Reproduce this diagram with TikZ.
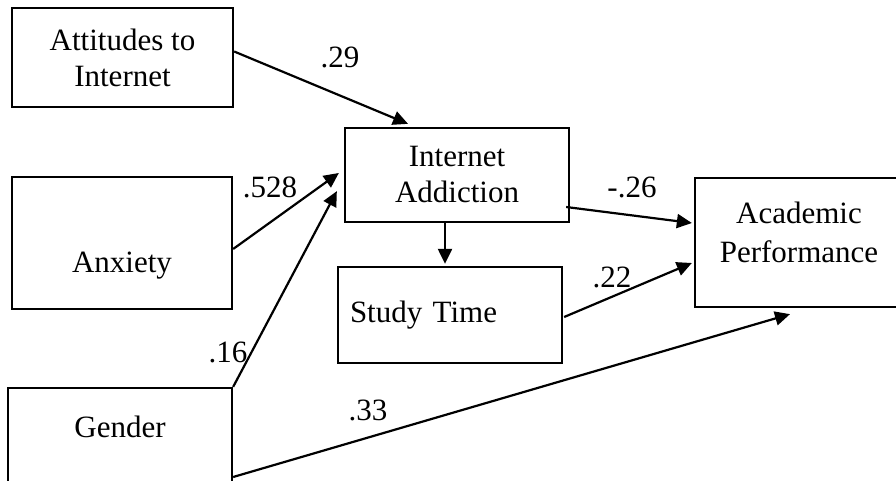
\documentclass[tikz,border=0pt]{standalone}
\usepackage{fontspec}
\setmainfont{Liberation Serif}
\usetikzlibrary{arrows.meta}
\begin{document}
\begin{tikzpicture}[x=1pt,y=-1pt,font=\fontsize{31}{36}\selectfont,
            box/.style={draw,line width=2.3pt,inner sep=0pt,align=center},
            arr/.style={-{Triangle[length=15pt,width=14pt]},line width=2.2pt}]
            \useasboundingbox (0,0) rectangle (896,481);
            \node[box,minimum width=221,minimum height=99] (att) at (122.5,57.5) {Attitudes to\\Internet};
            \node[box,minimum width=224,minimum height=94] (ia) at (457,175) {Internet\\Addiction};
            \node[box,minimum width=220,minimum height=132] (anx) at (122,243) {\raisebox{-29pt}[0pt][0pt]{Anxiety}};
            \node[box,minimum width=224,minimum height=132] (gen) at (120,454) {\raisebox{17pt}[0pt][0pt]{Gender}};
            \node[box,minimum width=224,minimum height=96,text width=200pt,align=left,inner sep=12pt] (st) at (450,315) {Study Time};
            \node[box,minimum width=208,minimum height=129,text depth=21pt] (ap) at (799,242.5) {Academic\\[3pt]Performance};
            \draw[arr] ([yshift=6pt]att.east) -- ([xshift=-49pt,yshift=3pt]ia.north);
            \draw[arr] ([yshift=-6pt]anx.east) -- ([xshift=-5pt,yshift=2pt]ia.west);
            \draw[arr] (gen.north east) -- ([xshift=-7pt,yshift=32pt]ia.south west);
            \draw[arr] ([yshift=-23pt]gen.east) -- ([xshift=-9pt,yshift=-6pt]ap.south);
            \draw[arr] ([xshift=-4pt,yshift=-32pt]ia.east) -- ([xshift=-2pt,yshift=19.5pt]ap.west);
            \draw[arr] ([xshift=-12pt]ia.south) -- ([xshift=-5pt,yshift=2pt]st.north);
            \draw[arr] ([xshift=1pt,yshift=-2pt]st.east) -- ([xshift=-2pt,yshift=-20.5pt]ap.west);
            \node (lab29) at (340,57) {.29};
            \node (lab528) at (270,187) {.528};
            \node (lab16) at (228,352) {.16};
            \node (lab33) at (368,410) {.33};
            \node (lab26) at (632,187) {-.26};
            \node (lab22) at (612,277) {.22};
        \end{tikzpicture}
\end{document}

§ **What needs to be done**
Repeat the data exactly in full, omitting its pictures.

§ **The output**
Reproduce this diagram with TikZ.
\documentclass[tikz,border=0pt]{standalone}
\usepackage{fontspec}
\setmainfont{Liberation Serif}
\usetikzlibrary{arrows.meta}
\begin{document}
\begin{tikzpicture}[x=1pt,y=-1pt,font=\fontsize{31}{36}\selectfont,
            box/.style={draw,line width=2.3pt,inner sep=0pt,align=center},
            arr/.style={-{Triangle[length=15pt,width=14pt]},line width=2.2pt}]
            \useasboundingbox (0,0) rectangle (896,481);
            \node[box,minimum width=221,minimum height=99] (att) at (122.5,57.5) {Attitudes to\\Internet};
            \node[box,minimum width=224,minimum height=94] (ia) at (457,175) {Internet\\Addiction};
            \node[box,minimum width=220,minimum height=132] (anx) at (122,243) {\raisebox{-29pt}[0pt][0pt]{Anxiety}};
            \node[box,minimum width=224,minimum height=132] (gen) at (120,454) {\raisebox{17pt}[0pt][0pt]{Gender}};
            \node[box,minimum width=224,minimum height=96,text width=200pt,align=left,inner sep=12pt] (st) at (450,315) {Study Time};
            \node[box,minimum width=208,minimum height=129,text depth=21pt] (ap) at (799,242.5) {Academic\\[3pt]Performance};
            \draw[arr] ([yshift=6pt]att.east) -- ([xshift=-49pt,yshift=3pt]ia.north);
            \draw[arr] ([yshift=-6pt]anx.east) -- ([xshift=-5pt,yshift=2pt]ia.west);
            \draw[arr] (gen.north east) -- ([xshift=-7pt,yshift=32pt]ia.south west);
            \draw[arr] ([yshift=-23pt]gen.east) -- ([xshift=-9pt,yshift=-6pt]ap.south);
            \draw[arr] ([xshift=-4pt,yshift=-32pt]ia.east) -- ([xshift=-2pt,yshift=19.5pt]ap.west);
            \draw[arr] ([xshift=-12pt]ia.south) -- ([xshift=-5pt,yshift=2pt]st.north);
            \draw[arr] ([xshift=1pt,yshift=-2pt]st.east) -- ([xshift=-2pt,yshift=-20.5pt]ap.west);
            \node (lab29) at (340,57) {.29};
            \node (lab528) at (270,187) {.528};
            \node (lab16) at (228,352) {.16};
            \node (lab33) at (368,410) {.33};
            \node (lab26) at (632,187) {-.26};
            \node (lab22) at (612,277) {.22};
        \end{tikzpicture}
\end{document}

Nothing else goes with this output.